Due process often requires balancing:

 

  • the private interest affected by official action;

 

  • the risk of erroneous deprivation of the interest through the procedures used;

 

  • the probable value, if any, of additional or substitute procedural safeguards; and

 

  • the government  interest involved.  See generally Buelna v. Department of Homeland Security, 2014 MS PB 45 (2014) [security clearance suspension].

 

Considering case law and commentary, Due Process rights in this area might be summarized as follows:

 

Due Process has been defined as the inquiry into how life, liberty, or property is taken.

 

Precedents call for two separate inquiries in evaluating an alleged Due Process violation. (1) Did the petitioner unfairly lose life, liberty or property? and (2) if so, did he/she receive at least minimal procedural protections warranted under the circumstances?  Brown v. Hot, Sexy, and Safer Productions, Inc., 68 F.3d 525 (1st Cir. 1995).  The first of these considerations is Substantive Due Process.  The second is Procedural Due Process.

 

Due Process dictates that an aggrieved party has at least these minimum rights in dealing with the government: Notice…an opportunity to defend…an impartial tribunal …and  a decision consistent with essential fairness.

 

This view of  Due Process was developed in Hannah v. Larche, 363 U.S. 4207 (1960), reh’g denied, 364 U.S. 855 (1960). Such rights are assuredly guaranteed when the governmental action is involved in the adjudication.  See also S Michael Bender v. Director, Patent and Trademark Office, __ Fed.
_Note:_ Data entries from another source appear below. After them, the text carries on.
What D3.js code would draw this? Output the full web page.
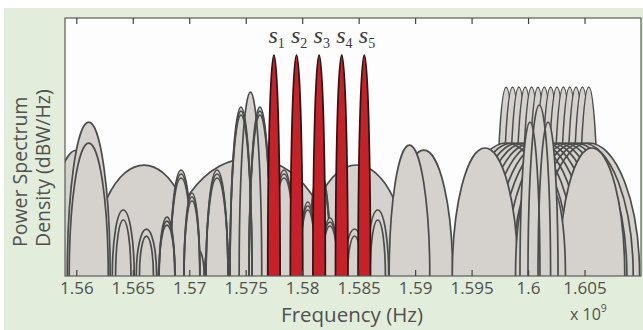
<!DOCTYPE html>
<html>
<head>
<meta charset="utf-8">
<script src="https://cdnjs.cloudflare.com/ajax/libs/d3/7.8.5/d3.min.js"></script>
<style>
  body { margin: 0; background: #fff; }
  svg { display: block; }
  .tick text { font-family: "Open Sans", sans-serif; }
</style>
</head>
<body>
<svg id="chart" width="643" height="330"></svg>
<script>
// frequencies in MHz, levels in dBW/Hz
// every lobe is [centre frequency, half width, peak level]
const tickLabels = ["1.56", "1.565", "1.57", "1.575", "1.58", "1.585", "1.59", "1.595", "1.6", "1.605"];

const pyCode = [[1575.42, 7.5, -95]];
const mCode = [[1566.0, 4.6, -96.75], [1584.8, 4.6, -96.75]];
const prs = [[1560.07, 2.56, -93], [1590.77, 2.56, -93]];
const b1i = [[1561.1, 1.9, -86]];
const b1a = [[1561.1, 1.73, -91.25], [1589.5, 1.8, -91.75]];
const b1aSide = [
  [1564.16, 0.97, -108], [1566.21, 0.9, -112.75], [1568.25, 0.9, -115.75], [1570.30, 0.9, -117.25], [1572.34, 0.9, -118.25],
  [1586.69, 0.97, -108], [1584.64, 0.9, -112.75], [1582.60, 0.9, -115.75], [1580.55, 0.9, -117.25], [1578.51, 0.9, -118.25],
  [1564.16, 0.68, -110.5], [1566.21, 0.62, -114.5], [1586.69, 0.68, -110.5], [1584.64, 0.62, -114.5]
];
const caSide = [
  [1573.89, 0.5, -114], [1572.86, 0.5, -116], [1571.84, 0.5, -117], [1570.82, 0.5, -118],
  [1569.79, 0.5, -118.5], [1568.77, 0.5, -119], [1567.75, 0.5, -119.5],
  [1576.95, 0.5, -114], [1577.98, 0.5, -116], [1579.00, 0.5, -117], [1580.02, 0.5, -118],
  [1581.05, 0.5, -118.5], [1582.07, 0.5, -119], [1583.09, 0.5, -119.5]
];
const bocLadders = [
  [1569.28, 0.97, -98], [1569.28, 0.97, -99], [1569.28, 0.97, -100],
  [1572.46, 0.97, -98], [1572.46, 0.97, -99], [1572.46, 0.97, -100],
  [1578.39, 0.97, -98], [1578.39, 0.97, -99], [1578.39, 0.97, -100],
  [1581.56, 0.97, -98], [1581.56, 0.97, -99], [1581.56, 0.97, -100]
];
const smallLadders = [
  [1570.24, 0.7, -103.75], [1570.24, 0.7, -104.75], [1570.24, 0.7, -105.75],
  [1568.03, 0.7, -109.75], [1568.03, 0.7, -110.75], [1568.03, 0.7, -111.75],
  [1580.50, 0.7, -106], [1580.50, 0.7, -107], [1580.50, 0.7, -108],
  [1582.46, 0.7, -110], [1582.46, 0.7, -111], [1582.46, 0.7, -112]
];
const l1Cluster = [
  [1574.58, 0.97, -82.25], [1574.58, 0.97, -83.25], [1574.58, 0.97, -84.25],
  [1576.26, 0.97, -82.25], [1576.26, 0.97, -83.25], [1576.26, 0.97, -84.25],
  [1575.42, 1.0, -78.5]
];
const glonassChannels = [1598.0625, 1598.625, 1599.1875, 1599.75, 1600.3125, 1600.875, 1601.4375,
  1602.0, 1602.5625, 1603.125, 1603.6875, 1604.25, 1604.8125, 1605.375];
const spHalf = 0.885, spPeak = -77.25;
const hpHalf = 4.5, hpPeak = -91.25;
const l1sc = [[1596.19, 2.9, -92.5], [1605.66, 2.9, -92.5]];
const l1ocInner = [[1599.99, 1.1, -103.5], [1602.21, 1.1, -103.5]];
const l1oc = [[1600.17, 0.885, -86], [1601.77, 0.885, -86], [1600.995, 1.0, -81.75]];
const sLabels = ["1", "2", "3", "4", "5"];
const sSignals = [[1577.5, 0.55, -69.25], [1579.5, 0.55, -69.25], [1581.5, 0.55, -69.25],
  [1583.5, 0.55, -69.25], [1585.5, 0.55, -69.25]];

const W = 643, H = 330;
const margin = {top: 18, right: 2, bottom: 54, left: 65};
const width = W - margin.left - margin.right,
  height = H - margin.top - margin.bottom;

const x = d3.scaleLinear().domain([1559, 1610]).range([0, width]);
const y = d3.scaleLinear().domain([-124.5, -60]).range([height, 0]);
const floor = y.domain()[0];

const svg = d3.select("#chart");

// green panel behind the figure
svg.append("rect").attr("x", 4).attr("y", 8).attr("width", W - 4).attr("height", H - 8)
  .attr("fill", "#e2eedb");

const g = svg.append("g").attr("transform", `translate(${margin.left},${margin.top})`);

g.append("rect").attr("width", width).attr("height", height).attr("fill", "#fdfdfd");

g.append("clipPath").attr("id", "plotclip")
  .append("rect").attr("width", width).attr("height", height);

const plot = g.append("g").attr("clip-path", "url(#plotclip)");

// one lobe of the spectrum as a half ellipse standing on the floor
function lobe(d, closed) {
  const x0 = x(d[0] - d[1]), x1 = x(d[0] + d[1]), yb = y(floor);
  const rx = (x1 - x0) / 2, ry = yb - y(d[2]);
  return `M${x0},${yb}A${rx},${ry} 0 0 1 ${x1},${yb}` + (closed ? "Z" : "");
}

const grayFill = "#d5d1cc", lineCol = "#4b4b4b";

// fills first, then outlines, so every curve of the group stays visible
function drawGroup(lobes, fill, stroke) {
  const grp = plot.append("g");
  grp.selectAll("path.f").data(lobes).join("path").attr("class", "f")
    .attr("d", d => lobe(d, true)).attr("fill", fill);
  grp.selectAll("path.s").data(lobes).join("path").attr("class", "s")
    .attr("d", d => lobe(d, false)).attr("fill", "none")
    .attr("stroke", stroke).attr("stroke-width", 1.7);
}

// each lobe painted over the previous one
function drawStacked(lobes, fill, stroke) {
  plot.append("g").selectAll("path").data(lobes).join("path")
    .attr("d", d => lobe(d, true)).attr("fill", fill)
    .attr("stroke", stroke).attr("stroke-width", 1.5);
}

drawGroup(pyCode, grayFill, lineCol);
drawGroup(mCode, grayFill, lineCol);
drawGroup(prs, grayFill, lineCol);
drawGroup(b1i, grayFill, lineCol);
drawGroup(b1a, grayFill, lineCol);
drawGroup(b1aSide, grayFill, lineCol);
drawGroup(caSide, grayFill, lineCol);
drawGroup(bocLadders, grayFill, lineCol);
drawGroup(smallLadders, grayFill, lineCol);
drawGroup(l1Cluster, grayFill, lineCol);

drawStacked(glonassChannels.map(c => [c, spHalf, spPeak]), grayFill, lineCol);
drawGroup(glonassChannels.map(c => [c, hpHalf, hpPeak]), grayFill, lineCol);
drawGroup(l1sc, grayFill, lineCol);
drawGroup(l1ocInner, grayFill, lineCol);
drawGroup(l1oc, grayFill, lineCol);

drawGroup(sSignals, "#c62028", "#2a1414");

// frame
g.append("rect").attr("width", width).attr("height", height)
  .attr("fill", "none").attr("stroke", "#5a5a5a").attr("stroke-width", 1.2);

const tickValues = tickLabels.map(t => +t * 1000);

const xAxis = g.append("g").attr("transform", `translate(0,${height})`)
  .call(d3.axisBottom(x).tickValues(tickValues).tickSize(-6).tickPadding(6)
    .tickFormat((d, i) => tickLabels[i]));
xAxis.select(".domain").remove();
xAxis.selectAll(".tick line").attr("stroke", "#444").attr("stroke-width", 1.2);
xAxis.selectAll(".tick text").attr("fill", "#505050").attr("font-size", 17);

const topAxis = g.append("g")
  .call(d3.axisTop(x).tickValues(tickValues).tickSize(-6).tickFormat(""));
topAxis.select(".domain").remove();
topAxis.selectAll(".tick line").attr("stroke", "#444").attr("stroke-width", 1.2);

// signal labels s1..s5
const lab = g.selectAll("text.slab").data(sSignals).join("text").attr("class", "slab")
  .attr("x", d => x(d[0]) - 5.5).attr("y", y(-69.25) - 12)
  .attr("font-family", "'Liberation Serif', serif").attr("fill", "#3a3a3a");
lab.append("tspan").attr("font-style", "italic").attr("font-size", 24).text("s");
lab.append("tspan").attr("font-size", 14).attr("dy", 5).text((d, i) => sLabels[i]);

// axis titles
svg.append("text").attr("x", 352).attr("y", 322).attr("text-anchor", "middle")
  .attr("font-family", "'Open Sans', sans-serif").attr("font-size", 20.5).attr("fill", "#505050")
  .text("Frequency (Hz)");

const mult = svg.append("text").attr("x", 570).attr("y", 320)
  .attr("font-family", "'Open Sans', sans-serif").attr("font-size", 16).attr("fill", "#505050");
mult.append("tspan").text("x 10");
mult.append("tspan").attr("font-size", 10.5).attr("dy", -8).text("9");

const yl = svg.append("text").attr("transform", "translate(0,247) rotate(-90)")
  .attr("text-anchor", "start").attr("font-family", "'Open Sans', sans-serif")
  .attr("font-size", 19.5).attr("fill", "#505050");
yl.append("tspan").attr("x", 0).attr("y", 27).text("Power Spectrum");
yl.append("tspan").attr("x", 0).attr("y", 50).text("Density (dBW/Hz)");
</script>
</body>
</html>
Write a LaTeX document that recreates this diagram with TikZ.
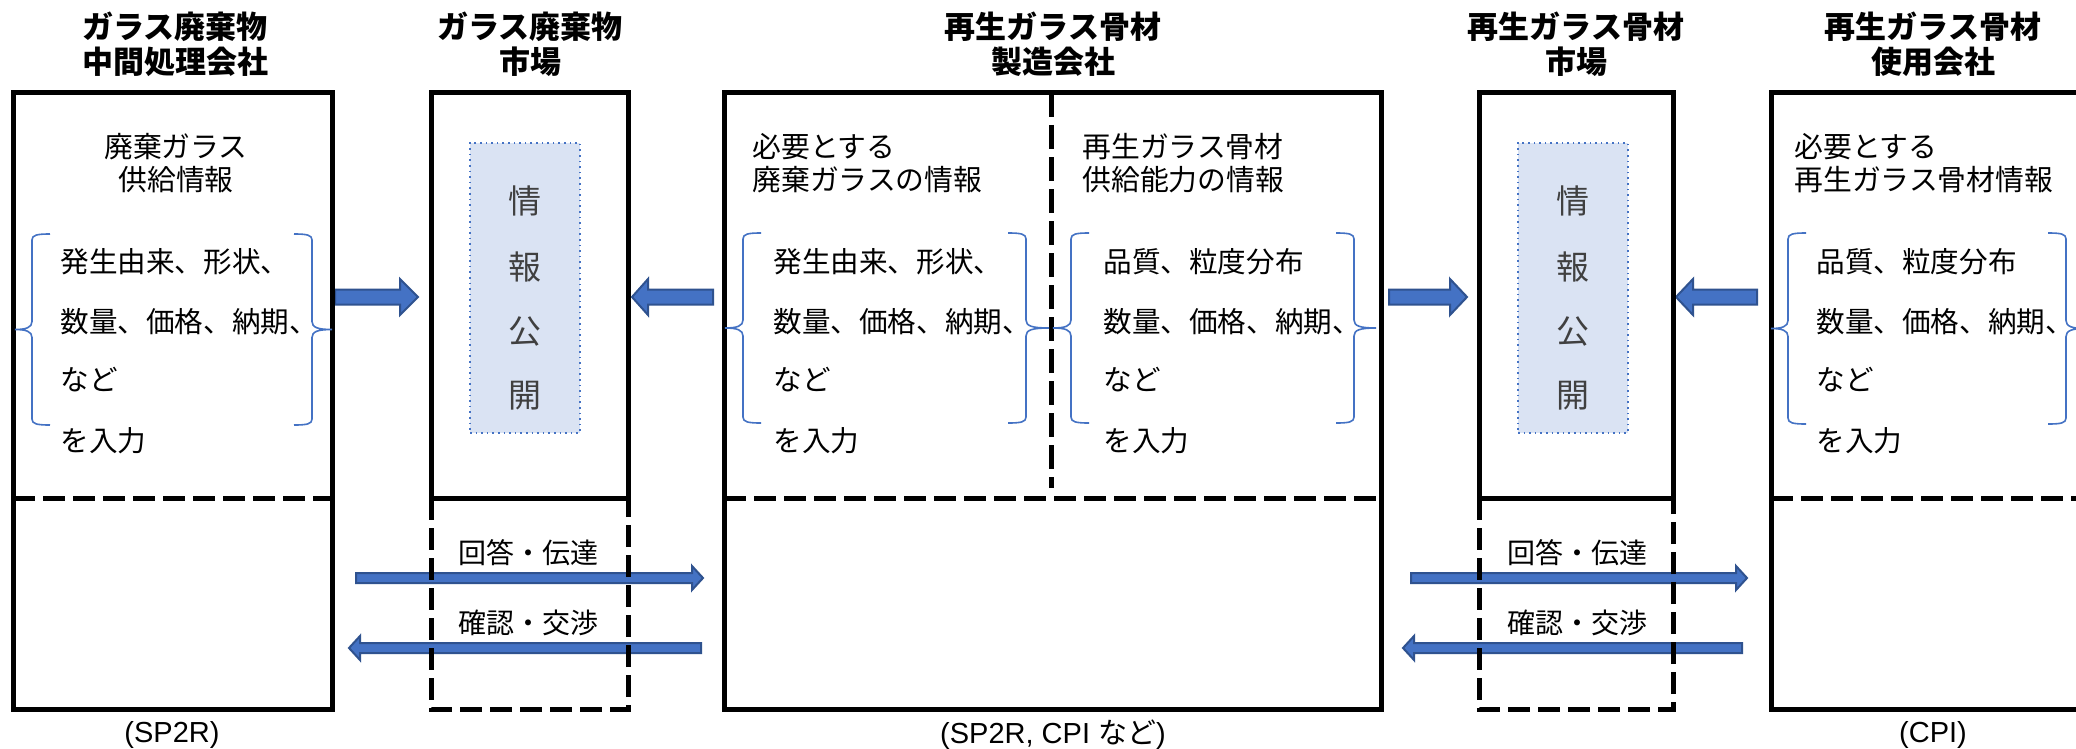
\documentclass[tikz,border=0pt]{standalone}
\usepackage{fontspec}
\setmainfont{Noto Sans CJK JP}
\newfontfamily\footfont{Liberation Sans}
\newfontfamily\cjkfoot{Noto Sans CJK JP}
\usetikzlibrary{calc}
\definecolor{arrowfill}{HTML}{4472C4}
\definecolor{arrowedge}{HTML}{2F528F}
\definecolor{bracecol}{HTML}{4472C4}
\definecolor{dotfill}{HTML}{DAE3F3}
\definecolor{dotedge}{HTML}{4472C4}
\definecolor{vtext}{HTML}{404040}
\tikzset{
 box/.style={line width=2.5pt, draw=black},
 dashline/.style={line width=2.5pt, draw=black, dash pattern=on 11pt off 4pt},
 hdr/.style={font=\fontsize{15.5pt}{18pt}\selectfont\bfseries, inner sep=0pt},
 ttl/.style={font=\fontsize{14.4pt}{17pt}\selectfont, inner sep=0pt},
 ttlw/.style={ttl, anchor=west},
 itm/.style={font=\fontsize{14.3pt}{16pt}\selectfont, inner sep=0pt, anchor=west},
 vch/.style={font=\fontsize{16.5pt}{18pt}\selectfont, text=vtext, inner sep=0pt},
 lbl/.style={font=\fontsize{14pt}{16pt}\selectfont, inner sep=0pt},
 foot/.style={font=\footfont\fontsize{14.5pt}{16pt}\selectfont, inner sep=0pt},
 brace/.style={draw=bracecol, line width=0.8pt},
 dotbox/.style={fill=dotfill, draw=dotedge, line width=0.8pt, dotted},
 blockarrow/.style={fill=arrowfill, draw=arrowedge, line width=1pt, line join=miter},
}
\newcommand\leftbr[4]{\pgfmathsetmacro\brmid{(#3+#4)/2}%
 \draw[brace] ({#1+18},#3) .. controls ({#1+5},#3) and (#1,{#3+1}) .. (#1,{#3+6}) -- (#1,{\brmid-8}) .. controls (#1,{\brmid-2}) and ({#1-6},\brmid) .. (#2,\brmid) .. controls ({#1-6},\brmid) and (#1,{\brmid+2}) .. (#1,{\brmid+8}) -- (#1,{#4-6}) .. controls (#1,{#4-1}) and ({#1+5},#4) .. ({#1+18},#4);}
\newcommand\rightbr[4]{\pgfmathsetmacro\brmid{(#3+#4)/2}%
 \draw[brace] ({#1-18},#3) .. controls ({#1-5},#3) and (#1,{#3+1}) .. (#1,{#3+6}) -- (#1,{\brmid-8}) .. controls (#1,{\brmid-2}) and ({#1+6},\brmid) .. (#2,\brmid) .. controls ({#1+6},\brmid) and (#1,{\brmid+2}) .. (#1,{\brmid+8}) -- (#1,{#4-6}) .. controls (#1,{#4-1}) and ({#1-5},#4) .. ({#1-18},#4);}
\newcommand\harrow[5]{\draw[blockarrow] ($(#1)+(0,#3)$) -- ($(#2)+({-(#5)},#3)$) -- ($(#2)+({-(#5)},#4)$) -- (#2) -- ($(#2)+({-(#5)},{-(#4)})$) -- ($(#2)+({-(#5)},{-(#3)})$) -- ($(#1)+(0,{-(#3)})$) -- cycle;}
\begin{document}
\begin{tikzpicture}[x=0.5pt, y=-0.5pt]
\useasboundingbox (0,0) rectangle (2076,749);
\clip (0,0) rectangle (2076,749);
\fill[white] (0,0) rectangle (2076,749);

% dotted info boxes
\node[dotbox, minimum width=55pt, minimum height=145pt, inner sep=0pt] (pub1) at (525,288) {};
\node[dotbox, minimum width=55pt, minimum height=145pt, inner sep=0pt] (pub2) at (1573,288) {};

% block arrows
\coordinate (a1s) at (335,297); \coordinate (a1t) at (418,297);
\coordinate (a2s) at (713,297); \coordinate (a2t) at (632,297);
\coordinate (a3s) at (1389,297); \coordinate (a3t) at (1467,297);
\coordinate (a4s) at (1757,297); \coordinate (a4t) at (1676,297);
\harrow{a1s}{a1t}{7.5}{18}{18}
\harrow{a2s}{a2t}{7.5}{18}{-16}
\harrow{a3s}{a3t}{7.5}{18}{17}
\harrow{a4s}{a4t}{7.5}{18}{-17}

% long arrows
\coordinate (l1s) at (356,578); \coordinate (l1t) at (703,578);
\coordinate (l2s) at (701,648); \coordinate (l2t) at (349,648);
\coordinate (l3s) at (1411,578); \coordinate (l3t) at (1747,578);
\coordinate (l4s) at (1742,648); \coordinate (l4t) at (1403,648);
\harrow{l1s}{l1t}{5}{12}{11}
\harrow{l2s}{l2t}{5}{12}{-11}
\harrow{l3s}{l3t}{5}{12}{11}
\harrow{l4s}{l4t}{5}{12}{-11}

% boxes
\draw[box] (13,93) rectangle (332,709);
\draw[dashline] (13,498) -- (332,498);
\draw[box] (431,93) rectangle (628,498);
\draw[dashline] (431,498) -- (431,709) -- (628,709) -- (628,498);
\draw[box] (724,93) rectangle (1381,709);
\draw[dashline] (724,498) -- (1381,498);
\draw[dashline, dash pattern=on 12pt off 4pt] (1051,93) -- (1051,488);
\draw[box] (1479,93) rectangle (1673,498);
\draw[dashline] (1479,498) -- (1479,709) -- (1673,709) -- (1673,498);
\draw[box] (1771,93) rectangle (2095,709);
\draw[dashline] (1771,498) -- (2095,498);

% braces
\leftbr{32}{15}{234}{425}
\rightbr{312}{332}{234}{425}
\leftbr{743}{725}{233}{423}
\rightbr{1026}{1049}{233}{423}
\leftbr{1071}{1053}{233}{423}
\rightbr{1354}{1376}{233}{423}
\leftbr{1788}{1771}{233}{424}
\rightbr{2066}{2086}{233}{424}

% headers
\node[hdr] (h1a) at (175,27) {ガラス廃棄物};
\node[hdr] (h1b) at (175,62) {中間処理会社};
\node[hdr] (h2a) at (530,27) {ガラス廃棄物};
\node[hdr] (h2b) at (530,62) {市場};
\node[hdr] (h3a) at (1053,27) {再生ガラス骨材};
\node[hdr] (h3b) at (1053,62) {製造会社};
\node[hdr] (h4a) at (1576,27) {再生ガラス骨材};
\node[hdr] (h4b) at (1576,62) {市場};
\node[hdr] (h5a) at (1933,27) {再生ガラス骨材};
\node[hdr] (h5b) at (1933,62) {使用会社};

% titles
\node[ttl] (t1a) at (176,147) {廃棄ガラス};
\node[ttl] (t1b) at (176,180) {供給情報};
\node[ttlw] (t3a) at (752,147) {必要とする};
\node[ttlw] (t3b) at (752,180) {廃棄ガラスの情報};
\node[ttlw] (t4a) at (1082,147) {再生ガラス骨材};
\node[ttlw] (t4b) at (1082,180) {供給能力の情報};
\node[ttlw] (t5a) at (1794,147) {必要とする};
\node[ttlw] (t5b) at (1794,180) {再生ガラス骨材情報};

% items
\node[itm] (i1a) at (60,262) {発生由来、形状、};
\node[itm] (i1b) at (60,322) {数量、価格、納期、};
\node[itm] (i1c) at (60,380) {など};
\node[itm] (i1d) at (60,441) {を入力};
\node[itm] (i3a) at (773,262) {発生由来、形状、};
\node[itm] (i3b) at (773,322) {数量、価格、納期、};
\node[itm] (i3c) at (773,380) {など};
\node[itm] (i3d) at (773,441) {を入力};
\node[itm] (i4a) at (1103,262) {品質、粒度分布};
\node[itm] (i4b) at (1103,322) {数量、価格、納期、};
\node[itm] (i4c) at (1103,380) {など};
\node[itm] (i4d) at (1103,441) {を入力};
\node[itm] (i5a) at (1816,262) {品質、粒度分布};
\node[itm] (i5b) at (1816,322) {数量、価格、納期、};
\node[itm] (i5c) at (1816,380) {など};
\node[itm] (i5d) at (1816,441) {を入力};

% vertical text
\node[vch] (v1a) at (525,201) {情};
\node[vch] (v1b) at (525,267) {報};
\node[vch] (v1c) at (525,332) {公};
\node[vch] (v1d) at (525,396) {開};
\node[vch] (v2a) at (1573,201) {情};
\node[vch] (v2b) at (1573,267) {報};
\node[vch] (v2c) at (1573,332) {公};
\node[vch] (v2d) at (1573,396) {開};

% arrow labels
\node[lbl] (r1) at (528,553) {回答・伝達};
\node[lbl] (c1) at (528,623) {確認・交渉};
\node[lbl] (r2) at (1577,553) {回答・伝達};
\node[lbl] (c2) at (1577,623) {確認・交渉};

% footers
\node[foot] (f1) at (172,735) {(SP2R)};
\node[foot] (f3) at (1053,735) {(SP2R, CPI {\cjkfoot など})};
\node[foot] (f5) at (1933,735) {(CPI)};
\end{tikzpicture}
\end{document}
Supp. 1243 (Fed.  Circuit 2007).

 

The Supreme Court pointed out in Hannah that Due Process embodies rules of fair play which — through the years — have been recognized in a variety of different proceedings.  Whatever the forum, Due Process requires the government to act in a fair manner.  U.S. v. Saleno, 481 U.S. 739(1987); Greene v. McElroy, 360 U.S. 474 (1959).